Fact two: Saturnalia was celebrated from the 17th to the 23rd of December. If Christians wanted to usurp a pagan holiday, why not overlap it completely? Why would their holiday occur four to eight days later? Saturnalia was over by Dec. 25.

Fact three: The festival of Sol Invictus, which occurred on Dec. 25, was not instituted in the Empire until 274 during the reign of Aurelian. The common myth may have it backward: Aurelian may have tried to make Sol Invictus a major festival because Christianity was already popular. The age of persecution ended with Diocletian (ca. 280) and 40 years later Constantine made Christianity an official religion of the Roman Empire. Diocletian’s persecution would have been the most rigorous had it not been for the fact that many Romans were already Christians, among them members of the upper and ruling classes, who were opposed for obvious reasons. Enforcing of the edicts of persecution was, in any case, unevenly applied across the empire.

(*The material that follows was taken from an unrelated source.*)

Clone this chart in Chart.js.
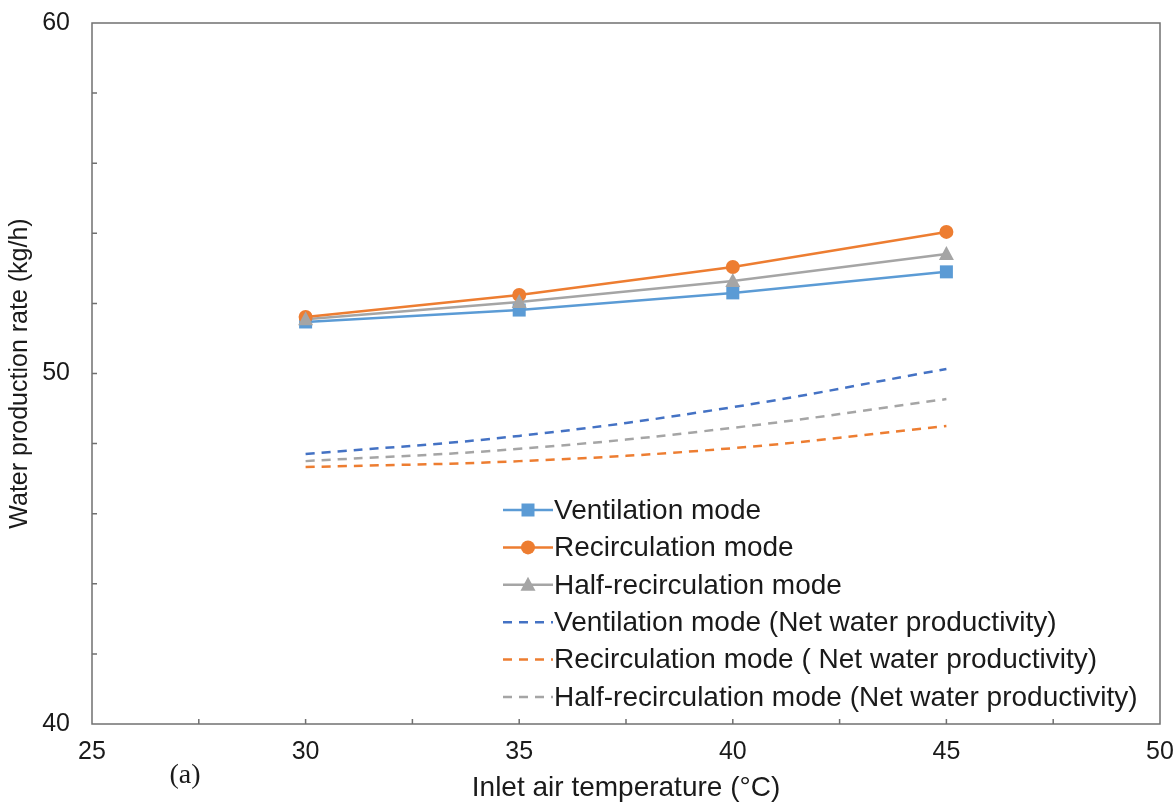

Fact four: Christians have always wondered about the date of Jesus’ birth. Common belief these days is that he was born in August, quite far calendrically from December. Why, then, Dec. 25? There are many answers to this question. One answer reckons from the birth of John; according to the New Testament, John was born six months before Jesus. Zachariah, John’s father, gets the news John will be born while serving his annual turn in the Temple priesthood. Short version: Zechariah’s turn would have come nine months before the birth of John, thus, 15 months before the birth of Jesus, which calculates to Dec. 25 or thereabouts. A second answer concerns the Festival of the Annunciation, March 25, at which the Archangel Gabriel announces to Mary that she will bear a child and call his name Immanuel. This Festival always occurs near Passover. It interrupts the flow of Lent and sticks out like a sore thumb in this penitential season. Popular belief held that “the Just,” heroes of faith and righteousness, were conceived and died at Passover, as did the just man Jesus. This could explain the Annunciation on March 25.

We may never know definitively why Dec. 25 is commemorated as Christmas, but we can safely conclude that it was not because Christians wanted to usurp a pagan festival. Merry Christmas!